Scrolling through my news feeds last night on what feels like Day Eleventy Billion of quarantine got me thinking quite philosophically on the lessons we can learn from #isolife (and okay, the glass of red and warm fire probably helped with that thinking!).
I can see some people are really struggling with lockdown and dealing with the effects of social isolation. And working through relationship, parenting, financial, work and health stresses, so I don’t want to trivialise what anyone is going through.
But I’m also seeing a lot of people loving what living in quarantine has done for their lives and wellbeing, so I want to let them in on a little secret: this is what the tree change life is mostly like!
I feel a bit guilty for saying it given it’s been a big adjustment for many, but life has been ‘business as usual’ for us on many fronts. And a lot of things have only gotten better.
Don’t get me wrong; there have been some significant downsides in country quarantine life:
- I miss being able to travel freely to see my family, who live 2+ hours away.
- I miss my twice-weekly catch-ups with my best friend who lives ‘just up the road’ in country terms (i.e. a 45-minute drive away!).
- I feel sad that many of our local businesses are seriously struggling right now– with trade, keeping people employed and getting through the red tape between them and help. Some are doing it especially tough, having only just come through an atrocious bushfire season.
- I miss the friendlier, slower pace of our local big town – some people have become a little crazed as they shop for their essentials like ten years’ worth of toilet paper and tinned tomatoes 😉
Like many, my paid working hours are suffering too, but I’m lucky not to have an astronomical Sydney mortgage commitment!
My business as usual though involves us continuing to work remotely on our terms. It’s as peaceful as always here with workdays that include a spot of ducklings on the dam & wallaby watching from my desk. Not to mention a decent bushwalk on my lunchbreak. I’m visiting town for grocery shopping and post office pickups on the usual schedule, albeit it taking a bit longer from observing social distancing rules. I have all of the entertainment options I need thanks to my nbn satellite service behaving as usual, and there are still neighbours around and happy to help (from that safe 1.5 metres!) if needed.
The new upsides though are making life even better and are things we’ll do our best to hold onto when the lockdown life ends:
- Mr Tree Changer is not travelling for work every week, meaning the little bit of stress that occasionally creeps in when I’m left to run the place solo, has disappeared.
- I’ve rediscovered video conferencing is not just a business tool, but a creative and personal way to stay in touch with friends and stay sane (you need to give a Zoom birthday cake a go if you haven’t already!).
- We’ve had even more time to do things that are good for us – cooking better meals, getting a little bit more exercise, reading much more and getting those jobs that have been hanging around done.
- The supermarket shortages have helped me rediscover an old love – baking!
- We’ve tried to be even more conscious about where we shop, prioritising our local businesses and making an effort to get takeaway meals from local cafes.
- I’ve finally spent time on my passion project (this blog!).
There is also one essential thing I hope continues after lockdown ends –flexible working arrangements for people who are usually office-bound.
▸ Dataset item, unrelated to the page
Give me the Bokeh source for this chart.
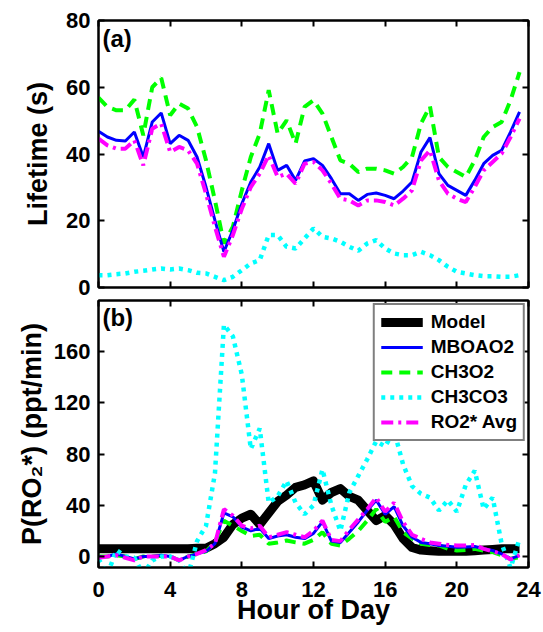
from bokeh.plotting import figure
from bokeh.models import (LinearAxis, Range1d, Legend, LegendItem, Label, FixedTicker,
                          CustomJSTickFormatter)
from bokeh.layouts import column
from bokeh.embed import file_html
from bokeh.resources import INLINE

# ---------------- data ----------------
hours = [0.0, 0.5, 1.0, 1.5, 2.0, 2.5, 3.0, 3.5, 4.0, 4.5, 5.0, 5.5,
         6.0, 6.5, 7.0, 7.5, 8.0, 8.5, 9.0, 9.5, 10.0, 10.5, 11.0, 11.5,
         12.0, 12.5, 13.0, 13.5, 14.0, 14.5, 15.0, 15.5, 16.0, 16.5, 17.0, 17.5,
         18.0, 18.5, 19.0, 19.5, 20.0, 20.5, 21.0, 21.5, 22.0, 22.5, 23.0, 23.5]

x_ticks = [0, 4, 8, 12, 16, 20, 24]
life_ticks = [0, 20, 40, 60, 80]
prod_ticks = [0, 40, 80, 120, 160]

# (a) lifetime (s)
life_mboao2 = [46.8, 45.1, 44.1, 43.9, 46.6, 39.1, 49.6, 52.3, 43.1, 45.6, 44.1, 39.1,
               30.1, 20.1, 10.7, 17.2, 25.1, 31.6, 36.1, 43.1, 35.1, 36.6, 32.1, 37.9,
               38.6, 36.6, 32.6, 28.1, 28.1, 26.1, 27.9, 28.3, 27.6, 26.6, 28.9, 31.6,
               40.6, 44.9, 34.1, 30.6, 29.1, 27.6, 32.1, 37.1, 39.6, 41.1, 46.6, 52.6]
life_ch3o2 = [56.9, 54.1, 53.1, 53.1, 56.3, 45.6, 60.0, 62.8, 51.6, 55.1, 53.6, 48.1,
              38.1, 26.1, 13.2, 18.2, 29.1, 39.1, 46.1, 59.1, 46.1, 50.1, 43.1, 54.1,
              56.1, 52.1, 45.1, 38.1, 37.1, 34.6, 35.6, 35.6, 35.1, 34.1, 36.1, 39.1,
              49.1, 54.3, 39.1, 36.1, 34.6, 33.1, 38.1, 45.1, 48.1, 49.6, 56.1, 64.5]
life_ch3co3 = [3.7, 3.7, 4.0, 4.2, 4.7, 5.0, 5.4, 5.7, 5.4, 5.7, 5.2, 4.4,
               4.2, 3.2, 2.2, 3.2, 5.2, 7.2, 8.2, 15.7, 15.7, 12.2, 11.7, 14.7,
               17.7, 15.2, 14.7, 13.7, 12.2, 11.0, 13.2, 14.2, 11.7, 10.2, 9.7, 9.7,
               10.7, 9.7, 8.2, 6.2, 4.7, 4.2, 3.7, 3.4, 3.4, 3.2, 3.2, 3.7]
life_avg = [44.6, 42.6, 41.6, 41.6, 44.1, 36.6, 47.6, 49.1, 40.6, 42.1, 41.1, 37.1,
            28.1, 18.2, 9.2, 15.7, 23.6, 30.1, 34.1, 39.6, 33.1, 34.1, 31.1, 37.1,
            37.6, 35.1, 31.1, 26.6, 26.1, 24.6, 26.1, 26.1, 25.6, 24.6, 26.6, 29.1,
            38.1, 41.1, 32.1, 28.1, 26.6, 25.6, 30.1, 35.1, 37.6, 40.1, 45.1, 50.6]

# (b) production rate P(RO2*) (ppt/min)
p_model = [6, 6, 6, 6, 6, 6, 6, 6, 6, 6, 6, 6.5,
           6.5, 10, 15, 25, 30, 33, 25, 34, 43, 48, 54, 56,
           59, 44, 50, 53, 47, 44, 36, 28, 32, 25, 14, 7,
           5, 4.5, 4, 4, 4, 4, 4.5, 5, 5.5, 6, 6, 6]
p_mboao2 = [0, 0, 2, 0, -2, 0, 0, 1, 0, -3, 0, 2,
            4, 10, 34, 31, 23, 20, 22, 14, 16, 17, 15, 14,
            18, 27, 12, 11, 19, 27, 36, 44, 33, 39, 24, 15,
            11, 10, 8.5, 8, 7.3, 7.5, 7.8, 6, 4.7, 2, -1.8, 0.8]
p_ch3o2 = [0, 0, 1, 0, -2, 0, 0, 0.5, 0, -3, 0, 2,
           4, 11, 28, 24, 20, 16, 17, 10, 11, 12.5, 11, 10,
           13, 19, 10, 8.6, 14, 20, 28, 37, 27, 31, 19, 14,
           10, 9, 8.6, 6, 4.7, 5, 6, 4.5, 3.4, 1, -1.8, -0.5]
p_ch3co3 = [-2, -14, 5, 0, -1, -14, -3, 0, 0, -3, -15, 12,
            24, 65, 181, 172, 142, 84, 100, 42, 47, 59, 42, 33,
            40, 68, 40, 20, 50, 63, 76, 90, 86, 98, 72, 55,
            49, 46, 36, 44, 35, 56, 67, 37, 46, 10, -9, 14]
p_avg = [-1, 0, 1, -1, -3, 0, 0, 0, 0, -3, 0, 2,
         5, 10, 37, 32, 24, 22, 24, 15, 17, 19, 17, 15,
         20, 28, 13, 12, 21, 29, 37, 46, 35, 42, 27, 17,
         13.8, 11, 10, 9, 8.6, 8.6, 9, 6, 4, 2, -2.3, 1]

series_names = ["Model", "MBOAO2", "CH3O2", "CH3CO3", "RO2* Avg"]

# ---------------- styles ----------------
FONT = "Liberation Sans"
BLUE, GREEN, CYAN, MAGENTA = "#0000FF", "#00FF00", "#00FFFF", "#FF00FF"
W = 543


def style_axis(ax, ticks, labels=True, size="22px", standoff=8):
    ax.ticker = FixedTicker(ticks=ticks)
    ax.major_tick_in = 6
    ax.major_tick_out = 0
    ax.minor_tick_in = 0
    ax.minor_tick_out = 0
    ax.major_tick_line_width = 2
    ax.major_tick_line_color = "black"
    ax.axis_line_width = 2
    ax.axis_line_color = "black"
    ax.major_label_text_font = FONT
    ax.major_label_text_font_style = "bold"
    ax.major_label_text_color = "black"
    if labels:
        ax.major_label_text_font_size = size
        ax.major_label_standoff = standoff
    else:
        ax.formatter = CustomJSTickFormatter(code="return ''")
        ax.major_label_text_font_size = "1px"
        ax.major_label_standoff = 0
    ax.axis_label_text_font = FONT
    ax.axis_label_text_font_style = "bold"
    ax.axis_label_text_font_size = "27px"
    ax.axis_label_text_color = "black"


def make_fig(height, y_range, yticks, ylabel, label_standoff, border_top, border_bottom,
             xlabels, xlabel=None):
    p = figure(width=W, height=height, x_range=Range1d(0, 24), y_range=y_range,
               output_backend="svg", toolbar_location=None,
               x_axis_location=None, y_axis_location=None,
               min_border_left=98, min_border_right=15,
               min_border_top=border_top, min_border_bottom=border_bottom)
    p.grid.visible = False
    p.outline_line_color = "black"
    p.outline_line_width = 2
    p.background_fill_color = "white"
    p.border_fill_color = "white"

    bottom = LinearAxis()
    style_axis(bottom, x_ticks, labels=xlabels, standoff=14)
    if xlabel:
        bottom.axis_label = xlabel
        bottom.axis_label_standoff = -5
    p.add_layout(bottom, "below")

    left = LinearAxis()
    style_axis(left, yticks, labels=True)
    left.axis_label = ylabel
    left.axis_label_standoff = label_standoff
    p.add_layout(left, "left")

    top = LinearAxis()
    style_axis(top, x_ticks, labels=False)
    p.add_layout(top, "above")

    right = LinearAxis()
    style_axis(right, yticks, labels=False)
    p.add_layout(right, "right")
    return p


# ---------------- panel (a) ----------------
p1 = make_fig(299, Range1d(0, 80), life_ticks, "Lifetime (s)", 10, 20, 12, False)
p1.line(hours, life_ch3o2, line_color=GREEN, line_width=4, line_dash="11 7")
p1.line(hours, life_ch3co3, line_color=CYAN, line_width=4.5, line_dash="4 5")
p1.line(hours, life_mboao2, line_color=BLUE, line_width=3)
p1.line(hours, life_avg, line_color=MAGENTA, line_width=4, line_dash="12 5 3 5")
p1.add_layout(Label(x=0.22, y=78.8, text="(a)", text_font=FONT, text_font_style="bold",
                    text_font_size="24px", text_baseline="top", text_color="black"))

# ---------------- panel (b) ----------------
p2 = make_fig(333, Range1d(-8.6, 200), prod_ticks, "P(RO\u2082*) (ppt/min)", 4, 1, 65,
              True, xlabel="Hour of Day")
r_model = p2.line(hours, p_model, line_color="black", line_width=9, line_join="round")
r_ch3o2 = p2.line(hours, p_ch3o2, line_color=GREEN, line_width=4, line_dash="11 7")
r_mbo = p2.line(hours, p_mboao2, line_color=BLUE, line_width=3)
r_ch3co3 = p2.line(hours, p_ch3co3, line_color=CYAN, line_width=4.5, line_dash="4 5")
r_avg = p2.line(hours, p_avg, line_color=MAGENTA, line_width=4, line_dash="12 5 3 5")
p2.add_layout(Label(x=0.22, y=197.3, text="(b)", text_font=FONT, text_font_style="bold",
                    text_font_size="24px", text_baseline="top", text_color="black"))

legend = Legend(items=[LegendItem(label=series_names[0], renderers=[r_model]),
                       LegendItem(label=series_names[1], renderers=[r_mbo]),
                       LegendItem(label=series_names[2], renderers=[r_ch3o2]),
                       LegendItem(label=series_names[3], renderers=[r_ch3co3]),
                       LegendItem(label=series_names[4], renderers=[r_avg])],
                location="top_right", margin=3, padding=6, spacing=3,
                glyph_width=42, glyph_height=20, label_height=20, label_standoff=8,
                label_text_font=FONT, label_text_font_style="bold",
                label_text_font_size="19px", label_text_color="black",
                border_line_color="black", border_line_width=2,
                background_fill_color="white", background_fill_alpha=1.0)
p2.add_layout(legend, "center")

layout = column(p1, p2)
open("out.html", "w").write(file_html(layout, INLINE))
In my very humble opinion, I think this experience is demonstrating most people can be trusted to work remotely and be productive, opening up the door to better work-life balance and of course more tree changing!
You should insert an evil laugh before you read this next bit: I LOVE that more conservative organisations which have resisted giving people more remote, flexible working options have had this change in working arrangements forced on them!
While I appreciate many people don’t have this opportunity, like our essential workers, many can work from a home office so it’s time to change the rules I say.
I know remote working is not for everyone. Still, I hope organisations will now have to have flexible, remote working policies if they want to attract and retain good people because good people will demand it.
On a serious note though, if you’ve found the extreme social isolation of the last few months challenging, tree changing may not be for you. As I detailed in an earlier blog, living in the middle of nowhere will mean you see fewer people at the best of times, and it can impact your mental and emotional health if you don’t make a conscious effort to see other humans when you move.
And to finish on another serious note: some people really are struggling right now, so if you need help or know someone who does, you should put your hand up. Blackdog Institute has some brilliant resources that may help.